After reading Raph’s presentation at GDC Prime, I’ve been thinking more about Games 2.0, and in particular how to bring games to people who wouldn’t typically identify themselves as gamers. As I’ve noted before, I think asynchronous multiplayer games may be one way to address this much larger market.
I’ve since stumbled across a couple of relevant posts that address the issue. A couple of years ago at Lost Garden, Dan asked a friend who loved board games why she doesn’t play video games. She gave two reasons:
1. Mastering the learning curve: Most video games require learning complex reaction-based skills in order to player competitively. The required investment in these skills creates a large entry barrier.

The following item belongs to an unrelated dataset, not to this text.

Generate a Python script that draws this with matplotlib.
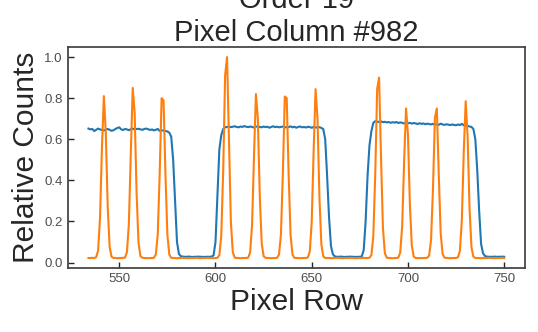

2. Lack of social elements: Board games are social and therefore time well spent. Many video games have very limited social interaction and are therefore worthless
Also a couple of years ago, over at Gamasutra, Rich Carlson notes:
Which would you rather play, a computer game that takes forty hours to complete or one that lasts just a few minutes? Don’t be too quick to answer. The former asks for a serious time commitment. The latter says come and go as you please. One is a ball and chain. The other is a “Get Out of Jail Free” card. Well, it’s not exactly that bad but considering all of the things you have to do today, which type of game do you really have time for?
Also, isn’t it peculiar that when you complete a complex or lengthy game you rarely want to replay it, yet short games are often endlessly replayable? After you finish a long RPG or story game, the box goes back on the shelf to gather dust and remain unremembered until the next garage sale. A short game, if it’s good, usually doesn’t suffer that fate. It stays on your hard drive for years.
Both of these posts speak to the opportunity for aysnchronous multiplayer games:
1) Short interactions
2) Played with friends (social aspect)
3) With short learning curves
As I’ve mentioned before, Scrabulous and Attack! are great examples of this, although both solve the learning curve problem by relying on well known board games as their basis. Warbook and Triumph are attacking the problem with new games but with less of a “played with friends” angle (most “turns” are against strangers).
Where do readers see the most innovation is this area?